--- begin SUPPLIED RECORDS ---
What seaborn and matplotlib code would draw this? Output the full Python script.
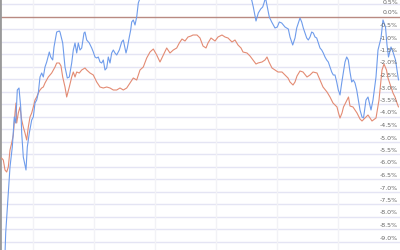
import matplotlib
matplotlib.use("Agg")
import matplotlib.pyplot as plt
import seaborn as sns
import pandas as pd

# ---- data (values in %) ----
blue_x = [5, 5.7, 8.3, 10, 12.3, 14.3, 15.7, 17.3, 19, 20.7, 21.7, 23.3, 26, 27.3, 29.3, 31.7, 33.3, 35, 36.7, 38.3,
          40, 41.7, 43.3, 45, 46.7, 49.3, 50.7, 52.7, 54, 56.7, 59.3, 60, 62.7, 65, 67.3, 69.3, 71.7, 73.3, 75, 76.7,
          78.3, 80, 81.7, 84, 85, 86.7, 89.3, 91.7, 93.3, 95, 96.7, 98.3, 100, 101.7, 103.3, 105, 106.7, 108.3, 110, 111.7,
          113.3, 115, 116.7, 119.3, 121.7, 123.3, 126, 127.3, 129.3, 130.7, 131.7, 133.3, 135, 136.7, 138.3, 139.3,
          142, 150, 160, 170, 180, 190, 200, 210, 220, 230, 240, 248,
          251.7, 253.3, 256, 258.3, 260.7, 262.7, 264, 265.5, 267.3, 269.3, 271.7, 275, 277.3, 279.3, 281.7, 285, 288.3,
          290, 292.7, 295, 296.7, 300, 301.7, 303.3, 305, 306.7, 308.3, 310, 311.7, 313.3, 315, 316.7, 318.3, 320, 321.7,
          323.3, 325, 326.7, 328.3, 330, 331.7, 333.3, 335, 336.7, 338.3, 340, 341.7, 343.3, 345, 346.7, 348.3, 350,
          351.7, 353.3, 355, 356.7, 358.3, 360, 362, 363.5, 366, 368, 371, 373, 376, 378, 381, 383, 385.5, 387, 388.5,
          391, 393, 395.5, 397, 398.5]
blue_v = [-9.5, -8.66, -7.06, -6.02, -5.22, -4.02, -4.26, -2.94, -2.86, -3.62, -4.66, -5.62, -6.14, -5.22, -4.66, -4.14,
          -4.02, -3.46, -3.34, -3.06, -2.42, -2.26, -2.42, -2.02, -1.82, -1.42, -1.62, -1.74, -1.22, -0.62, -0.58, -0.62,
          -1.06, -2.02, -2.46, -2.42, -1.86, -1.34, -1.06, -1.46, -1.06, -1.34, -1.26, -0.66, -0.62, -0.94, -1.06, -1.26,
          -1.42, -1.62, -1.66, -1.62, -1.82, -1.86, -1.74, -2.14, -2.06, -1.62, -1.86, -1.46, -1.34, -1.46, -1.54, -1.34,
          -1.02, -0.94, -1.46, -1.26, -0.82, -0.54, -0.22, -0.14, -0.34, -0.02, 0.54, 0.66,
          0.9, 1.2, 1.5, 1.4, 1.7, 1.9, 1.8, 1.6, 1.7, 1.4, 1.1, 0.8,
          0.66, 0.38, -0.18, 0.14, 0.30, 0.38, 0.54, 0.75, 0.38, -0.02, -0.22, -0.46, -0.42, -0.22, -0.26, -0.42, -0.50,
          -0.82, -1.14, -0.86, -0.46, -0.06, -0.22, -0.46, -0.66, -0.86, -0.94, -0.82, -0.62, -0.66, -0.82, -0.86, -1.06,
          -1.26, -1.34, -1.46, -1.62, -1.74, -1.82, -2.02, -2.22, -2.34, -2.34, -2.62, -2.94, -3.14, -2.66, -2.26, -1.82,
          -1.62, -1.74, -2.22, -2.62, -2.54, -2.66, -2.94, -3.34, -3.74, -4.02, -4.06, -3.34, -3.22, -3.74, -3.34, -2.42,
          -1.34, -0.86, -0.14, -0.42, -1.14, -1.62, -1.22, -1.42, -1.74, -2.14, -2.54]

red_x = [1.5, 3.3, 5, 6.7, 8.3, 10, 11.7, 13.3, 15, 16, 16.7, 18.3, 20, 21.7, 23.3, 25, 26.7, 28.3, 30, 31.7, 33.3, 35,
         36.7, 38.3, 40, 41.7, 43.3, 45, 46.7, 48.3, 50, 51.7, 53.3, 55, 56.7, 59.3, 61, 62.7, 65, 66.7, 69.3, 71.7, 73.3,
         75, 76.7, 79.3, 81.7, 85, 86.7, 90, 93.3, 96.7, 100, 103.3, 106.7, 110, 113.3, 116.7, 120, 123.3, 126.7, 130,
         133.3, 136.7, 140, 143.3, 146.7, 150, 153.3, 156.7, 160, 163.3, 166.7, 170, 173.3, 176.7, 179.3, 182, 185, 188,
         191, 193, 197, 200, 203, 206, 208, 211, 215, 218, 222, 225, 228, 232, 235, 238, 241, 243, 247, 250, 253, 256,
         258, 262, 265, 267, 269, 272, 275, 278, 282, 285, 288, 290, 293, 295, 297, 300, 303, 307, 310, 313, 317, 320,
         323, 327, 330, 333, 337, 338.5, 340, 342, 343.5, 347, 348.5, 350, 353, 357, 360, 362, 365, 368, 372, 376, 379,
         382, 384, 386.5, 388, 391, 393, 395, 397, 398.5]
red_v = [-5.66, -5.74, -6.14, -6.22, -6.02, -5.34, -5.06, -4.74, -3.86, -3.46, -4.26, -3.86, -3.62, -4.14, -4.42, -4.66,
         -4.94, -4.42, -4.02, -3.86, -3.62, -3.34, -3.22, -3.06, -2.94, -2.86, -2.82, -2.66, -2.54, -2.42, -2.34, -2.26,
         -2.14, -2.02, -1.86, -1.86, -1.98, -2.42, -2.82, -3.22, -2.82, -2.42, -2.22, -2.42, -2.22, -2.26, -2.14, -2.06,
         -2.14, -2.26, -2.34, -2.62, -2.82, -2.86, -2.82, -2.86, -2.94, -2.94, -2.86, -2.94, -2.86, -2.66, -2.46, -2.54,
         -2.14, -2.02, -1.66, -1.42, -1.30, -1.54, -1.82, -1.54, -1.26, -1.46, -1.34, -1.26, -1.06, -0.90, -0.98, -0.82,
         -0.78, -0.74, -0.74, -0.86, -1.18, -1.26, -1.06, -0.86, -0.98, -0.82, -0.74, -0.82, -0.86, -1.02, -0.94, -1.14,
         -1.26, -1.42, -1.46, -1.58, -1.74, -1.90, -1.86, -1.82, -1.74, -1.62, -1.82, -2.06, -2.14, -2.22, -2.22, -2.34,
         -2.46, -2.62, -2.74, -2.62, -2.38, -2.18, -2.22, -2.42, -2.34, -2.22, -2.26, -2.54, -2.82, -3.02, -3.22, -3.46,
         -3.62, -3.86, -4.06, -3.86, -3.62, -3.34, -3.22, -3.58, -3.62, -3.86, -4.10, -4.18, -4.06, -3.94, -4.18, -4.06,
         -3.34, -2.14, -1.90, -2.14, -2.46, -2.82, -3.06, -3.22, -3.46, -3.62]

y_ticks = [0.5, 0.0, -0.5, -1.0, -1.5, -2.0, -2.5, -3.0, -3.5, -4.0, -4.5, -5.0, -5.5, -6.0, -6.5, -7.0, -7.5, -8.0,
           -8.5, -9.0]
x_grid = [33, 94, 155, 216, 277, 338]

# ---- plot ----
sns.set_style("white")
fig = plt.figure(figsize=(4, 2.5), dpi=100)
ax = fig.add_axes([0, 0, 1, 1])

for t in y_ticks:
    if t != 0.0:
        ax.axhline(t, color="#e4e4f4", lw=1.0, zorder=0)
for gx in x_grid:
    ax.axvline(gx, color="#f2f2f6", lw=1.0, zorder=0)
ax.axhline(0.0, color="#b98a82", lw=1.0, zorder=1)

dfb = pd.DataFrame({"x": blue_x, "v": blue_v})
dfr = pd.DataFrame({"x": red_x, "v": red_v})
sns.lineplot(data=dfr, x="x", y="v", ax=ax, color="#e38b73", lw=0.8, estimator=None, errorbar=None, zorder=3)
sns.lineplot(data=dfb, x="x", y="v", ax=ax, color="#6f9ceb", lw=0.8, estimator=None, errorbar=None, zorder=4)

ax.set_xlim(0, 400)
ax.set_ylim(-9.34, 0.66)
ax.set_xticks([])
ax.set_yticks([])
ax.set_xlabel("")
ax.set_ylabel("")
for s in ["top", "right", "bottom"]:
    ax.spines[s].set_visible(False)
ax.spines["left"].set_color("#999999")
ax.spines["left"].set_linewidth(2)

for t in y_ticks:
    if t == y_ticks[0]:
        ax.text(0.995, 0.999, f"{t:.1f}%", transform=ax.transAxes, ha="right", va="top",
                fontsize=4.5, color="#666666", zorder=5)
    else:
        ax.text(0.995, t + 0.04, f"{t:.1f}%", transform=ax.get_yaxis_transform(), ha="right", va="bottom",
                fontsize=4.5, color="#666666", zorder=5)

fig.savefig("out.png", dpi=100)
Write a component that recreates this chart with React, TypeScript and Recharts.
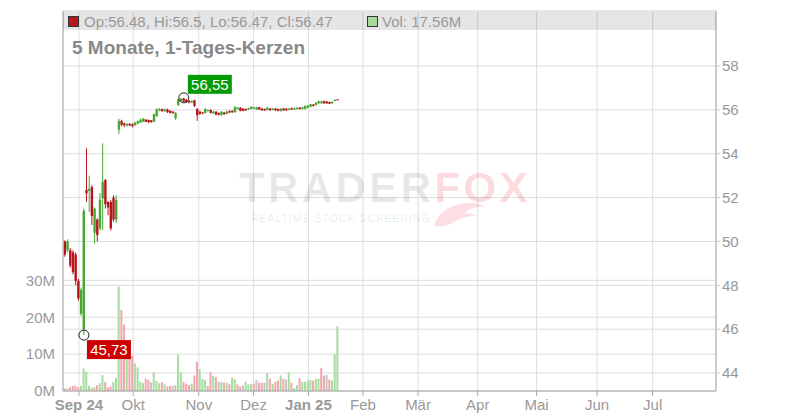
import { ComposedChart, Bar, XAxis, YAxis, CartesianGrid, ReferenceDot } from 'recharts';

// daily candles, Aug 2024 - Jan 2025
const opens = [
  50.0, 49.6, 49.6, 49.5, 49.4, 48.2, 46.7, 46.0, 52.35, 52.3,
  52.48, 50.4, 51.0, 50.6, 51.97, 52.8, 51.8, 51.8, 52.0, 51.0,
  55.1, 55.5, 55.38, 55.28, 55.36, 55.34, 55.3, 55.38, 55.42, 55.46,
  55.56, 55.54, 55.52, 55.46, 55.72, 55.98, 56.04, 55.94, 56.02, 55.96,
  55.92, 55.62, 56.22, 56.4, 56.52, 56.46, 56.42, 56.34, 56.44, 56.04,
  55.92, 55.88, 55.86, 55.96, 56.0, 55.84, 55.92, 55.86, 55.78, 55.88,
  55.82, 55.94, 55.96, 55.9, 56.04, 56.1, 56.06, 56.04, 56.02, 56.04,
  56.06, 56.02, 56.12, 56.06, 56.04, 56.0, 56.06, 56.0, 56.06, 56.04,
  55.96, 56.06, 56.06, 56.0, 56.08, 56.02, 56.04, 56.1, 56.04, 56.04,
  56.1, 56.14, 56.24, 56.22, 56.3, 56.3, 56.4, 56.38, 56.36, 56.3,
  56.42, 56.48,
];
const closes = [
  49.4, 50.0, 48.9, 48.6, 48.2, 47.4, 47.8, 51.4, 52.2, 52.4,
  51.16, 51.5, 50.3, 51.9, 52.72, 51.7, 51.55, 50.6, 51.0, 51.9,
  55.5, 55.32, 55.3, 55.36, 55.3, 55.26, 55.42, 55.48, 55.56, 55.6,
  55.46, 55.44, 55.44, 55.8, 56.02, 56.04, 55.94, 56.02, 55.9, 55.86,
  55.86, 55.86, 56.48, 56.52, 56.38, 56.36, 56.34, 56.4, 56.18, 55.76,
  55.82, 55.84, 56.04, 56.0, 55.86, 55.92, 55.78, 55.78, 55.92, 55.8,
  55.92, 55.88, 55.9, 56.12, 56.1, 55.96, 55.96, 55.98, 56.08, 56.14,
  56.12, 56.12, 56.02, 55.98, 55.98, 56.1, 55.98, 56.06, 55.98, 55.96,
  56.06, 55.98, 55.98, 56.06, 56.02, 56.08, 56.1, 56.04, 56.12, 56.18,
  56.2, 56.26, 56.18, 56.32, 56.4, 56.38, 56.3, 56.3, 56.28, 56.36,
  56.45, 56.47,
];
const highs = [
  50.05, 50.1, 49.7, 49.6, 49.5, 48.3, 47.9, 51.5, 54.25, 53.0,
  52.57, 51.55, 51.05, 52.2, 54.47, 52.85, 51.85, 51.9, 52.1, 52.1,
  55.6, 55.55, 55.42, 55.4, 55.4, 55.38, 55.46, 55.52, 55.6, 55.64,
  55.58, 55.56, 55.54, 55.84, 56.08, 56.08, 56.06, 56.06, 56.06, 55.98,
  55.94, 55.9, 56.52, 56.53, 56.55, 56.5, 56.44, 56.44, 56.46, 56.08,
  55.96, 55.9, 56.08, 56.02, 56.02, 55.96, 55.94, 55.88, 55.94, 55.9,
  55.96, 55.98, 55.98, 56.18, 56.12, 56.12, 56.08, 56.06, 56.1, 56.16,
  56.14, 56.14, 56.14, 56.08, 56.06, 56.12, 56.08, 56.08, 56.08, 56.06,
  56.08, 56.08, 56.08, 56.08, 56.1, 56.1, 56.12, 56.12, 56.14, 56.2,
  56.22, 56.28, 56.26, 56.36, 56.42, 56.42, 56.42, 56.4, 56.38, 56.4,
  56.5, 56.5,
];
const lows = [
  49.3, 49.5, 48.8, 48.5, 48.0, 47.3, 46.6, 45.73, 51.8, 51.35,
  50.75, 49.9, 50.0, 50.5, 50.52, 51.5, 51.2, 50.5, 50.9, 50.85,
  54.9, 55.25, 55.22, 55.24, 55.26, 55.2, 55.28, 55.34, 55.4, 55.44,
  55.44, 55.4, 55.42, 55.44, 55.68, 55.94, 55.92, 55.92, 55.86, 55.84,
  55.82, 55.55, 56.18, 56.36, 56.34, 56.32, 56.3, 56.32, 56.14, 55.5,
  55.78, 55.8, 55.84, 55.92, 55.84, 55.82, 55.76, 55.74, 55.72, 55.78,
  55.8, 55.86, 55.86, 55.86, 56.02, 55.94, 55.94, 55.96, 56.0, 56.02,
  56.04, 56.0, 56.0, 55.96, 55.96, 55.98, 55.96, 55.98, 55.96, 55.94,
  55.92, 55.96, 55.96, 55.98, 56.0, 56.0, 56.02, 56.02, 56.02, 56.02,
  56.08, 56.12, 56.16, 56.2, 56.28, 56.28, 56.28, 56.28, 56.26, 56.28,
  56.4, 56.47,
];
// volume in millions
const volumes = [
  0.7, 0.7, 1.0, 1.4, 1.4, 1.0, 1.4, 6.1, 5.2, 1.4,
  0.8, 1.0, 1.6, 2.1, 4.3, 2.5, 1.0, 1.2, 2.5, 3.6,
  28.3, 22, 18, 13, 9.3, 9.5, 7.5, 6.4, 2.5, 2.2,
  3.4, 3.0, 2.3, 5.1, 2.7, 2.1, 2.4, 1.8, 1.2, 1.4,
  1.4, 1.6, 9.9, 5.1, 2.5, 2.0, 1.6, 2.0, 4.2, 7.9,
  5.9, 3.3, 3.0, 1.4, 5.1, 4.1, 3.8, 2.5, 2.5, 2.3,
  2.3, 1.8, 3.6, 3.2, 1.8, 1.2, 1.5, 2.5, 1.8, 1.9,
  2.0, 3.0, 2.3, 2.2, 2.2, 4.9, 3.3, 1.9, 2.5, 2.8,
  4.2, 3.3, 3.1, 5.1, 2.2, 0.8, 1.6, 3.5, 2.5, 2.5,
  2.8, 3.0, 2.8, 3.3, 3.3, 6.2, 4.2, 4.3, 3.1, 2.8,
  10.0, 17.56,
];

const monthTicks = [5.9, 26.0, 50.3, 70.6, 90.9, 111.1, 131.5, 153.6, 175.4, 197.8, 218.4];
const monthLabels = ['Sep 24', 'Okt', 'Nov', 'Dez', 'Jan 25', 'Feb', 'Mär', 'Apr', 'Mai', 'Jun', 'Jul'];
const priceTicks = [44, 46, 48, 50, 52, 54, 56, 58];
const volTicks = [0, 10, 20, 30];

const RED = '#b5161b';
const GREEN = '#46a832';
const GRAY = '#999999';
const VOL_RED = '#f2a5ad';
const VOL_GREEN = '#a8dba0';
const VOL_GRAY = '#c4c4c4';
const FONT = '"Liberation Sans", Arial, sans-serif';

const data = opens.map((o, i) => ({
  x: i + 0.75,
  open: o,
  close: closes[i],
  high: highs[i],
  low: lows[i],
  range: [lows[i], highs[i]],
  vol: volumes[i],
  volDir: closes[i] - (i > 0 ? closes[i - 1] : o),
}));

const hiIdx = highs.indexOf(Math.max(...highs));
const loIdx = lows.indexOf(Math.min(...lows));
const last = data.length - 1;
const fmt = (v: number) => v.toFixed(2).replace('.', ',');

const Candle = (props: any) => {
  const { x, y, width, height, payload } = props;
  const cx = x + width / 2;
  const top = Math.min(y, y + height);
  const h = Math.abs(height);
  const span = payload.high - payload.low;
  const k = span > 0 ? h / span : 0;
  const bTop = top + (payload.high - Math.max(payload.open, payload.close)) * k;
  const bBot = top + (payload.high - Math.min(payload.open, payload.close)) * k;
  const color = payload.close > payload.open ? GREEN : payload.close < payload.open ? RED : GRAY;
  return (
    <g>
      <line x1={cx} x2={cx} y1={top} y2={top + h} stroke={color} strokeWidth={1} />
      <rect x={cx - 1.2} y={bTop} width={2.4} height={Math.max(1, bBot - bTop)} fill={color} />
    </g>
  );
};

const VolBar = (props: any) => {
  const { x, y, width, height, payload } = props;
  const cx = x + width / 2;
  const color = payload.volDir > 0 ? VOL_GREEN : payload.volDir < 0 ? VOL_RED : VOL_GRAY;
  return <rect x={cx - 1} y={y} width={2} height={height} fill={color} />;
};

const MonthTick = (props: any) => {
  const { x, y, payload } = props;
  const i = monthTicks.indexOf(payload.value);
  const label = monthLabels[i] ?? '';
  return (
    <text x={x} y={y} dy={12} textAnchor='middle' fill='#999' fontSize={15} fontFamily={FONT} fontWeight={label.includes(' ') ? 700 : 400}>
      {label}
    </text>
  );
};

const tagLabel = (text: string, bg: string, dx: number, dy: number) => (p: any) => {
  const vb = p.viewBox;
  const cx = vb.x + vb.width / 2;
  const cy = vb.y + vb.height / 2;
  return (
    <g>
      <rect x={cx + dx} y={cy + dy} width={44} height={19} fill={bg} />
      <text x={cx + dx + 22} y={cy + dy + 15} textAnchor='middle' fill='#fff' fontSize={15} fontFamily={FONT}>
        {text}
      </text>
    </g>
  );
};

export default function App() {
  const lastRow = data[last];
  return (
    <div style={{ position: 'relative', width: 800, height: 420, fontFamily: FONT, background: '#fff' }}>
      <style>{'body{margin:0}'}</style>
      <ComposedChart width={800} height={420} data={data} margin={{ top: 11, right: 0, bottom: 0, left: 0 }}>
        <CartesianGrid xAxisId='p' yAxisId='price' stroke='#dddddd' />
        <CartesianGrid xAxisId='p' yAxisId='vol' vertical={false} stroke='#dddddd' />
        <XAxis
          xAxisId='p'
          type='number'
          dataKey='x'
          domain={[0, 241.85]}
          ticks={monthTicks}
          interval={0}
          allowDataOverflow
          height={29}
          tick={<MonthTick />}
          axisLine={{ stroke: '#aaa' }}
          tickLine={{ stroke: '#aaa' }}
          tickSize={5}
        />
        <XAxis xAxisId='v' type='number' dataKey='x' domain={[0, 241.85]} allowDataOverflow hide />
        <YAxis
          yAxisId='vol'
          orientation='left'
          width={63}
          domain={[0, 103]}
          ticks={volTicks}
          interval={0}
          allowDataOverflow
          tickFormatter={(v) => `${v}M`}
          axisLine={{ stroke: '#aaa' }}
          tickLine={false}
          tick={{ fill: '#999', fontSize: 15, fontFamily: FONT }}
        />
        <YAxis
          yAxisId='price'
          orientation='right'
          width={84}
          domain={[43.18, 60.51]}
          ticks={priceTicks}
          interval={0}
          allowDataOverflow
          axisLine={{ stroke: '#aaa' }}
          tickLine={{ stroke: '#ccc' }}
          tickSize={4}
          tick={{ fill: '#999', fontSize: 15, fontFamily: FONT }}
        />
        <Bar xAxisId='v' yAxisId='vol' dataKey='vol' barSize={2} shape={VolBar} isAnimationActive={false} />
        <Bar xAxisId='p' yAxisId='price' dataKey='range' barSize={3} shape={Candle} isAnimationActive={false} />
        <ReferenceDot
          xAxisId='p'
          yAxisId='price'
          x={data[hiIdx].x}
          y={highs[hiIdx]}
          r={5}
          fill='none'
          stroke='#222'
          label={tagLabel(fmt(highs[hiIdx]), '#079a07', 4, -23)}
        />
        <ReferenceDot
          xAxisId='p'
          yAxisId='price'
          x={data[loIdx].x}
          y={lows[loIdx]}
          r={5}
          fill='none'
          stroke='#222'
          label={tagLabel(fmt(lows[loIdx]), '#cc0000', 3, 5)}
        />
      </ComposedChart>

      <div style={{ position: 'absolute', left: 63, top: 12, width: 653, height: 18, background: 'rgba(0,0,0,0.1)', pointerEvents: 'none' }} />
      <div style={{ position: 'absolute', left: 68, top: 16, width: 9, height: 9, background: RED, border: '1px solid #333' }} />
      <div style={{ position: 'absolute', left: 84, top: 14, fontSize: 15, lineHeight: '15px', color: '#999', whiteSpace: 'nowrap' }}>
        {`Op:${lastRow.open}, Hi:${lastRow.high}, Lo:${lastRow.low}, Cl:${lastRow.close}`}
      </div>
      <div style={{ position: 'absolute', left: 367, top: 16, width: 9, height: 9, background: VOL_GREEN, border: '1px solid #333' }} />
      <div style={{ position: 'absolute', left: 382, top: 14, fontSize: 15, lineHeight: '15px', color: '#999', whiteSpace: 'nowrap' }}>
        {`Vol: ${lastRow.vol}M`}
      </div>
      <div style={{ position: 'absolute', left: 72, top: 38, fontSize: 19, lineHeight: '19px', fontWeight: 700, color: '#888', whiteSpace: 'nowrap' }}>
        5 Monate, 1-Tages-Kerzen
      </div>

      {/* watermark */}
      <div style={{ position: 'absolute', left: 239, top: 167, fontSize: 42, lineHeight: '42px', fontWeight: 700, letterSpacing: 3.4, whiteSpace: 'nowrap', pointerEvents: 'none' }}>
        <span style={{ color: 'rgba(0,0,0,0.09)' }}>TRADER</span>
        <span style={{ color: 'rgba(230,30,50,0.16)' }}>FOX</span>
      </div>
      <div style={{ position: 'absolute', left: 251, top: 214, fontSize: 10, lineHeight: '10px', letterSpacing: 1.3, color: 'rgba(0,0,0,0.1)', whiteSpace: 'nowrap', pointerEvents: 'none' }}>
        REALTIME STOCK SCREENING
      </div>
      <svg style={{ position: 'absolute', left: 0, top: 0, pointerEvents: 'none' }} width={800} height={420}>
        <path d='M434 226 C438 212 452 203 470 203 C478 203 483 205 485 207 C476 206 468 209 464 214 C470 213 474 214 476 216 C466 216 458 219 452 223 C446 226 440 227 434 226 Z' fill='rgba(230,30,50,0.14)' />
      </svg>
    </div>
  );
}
--- end SUPPLIED RECORDS ---
The first line to copy holds "Write a component", and the last holds "YAxis, CartesianGrid, ReferenceDot". Copy them and the lines between exactly, leaving out pictures.

**THE ANSWER**
Write a component that recreates this chart with React, TypeScript and Recharts.
import { ComposedChart, Bar, XAxis, YAxis, CartesianGrid, ReferenceDot } from 'recharts';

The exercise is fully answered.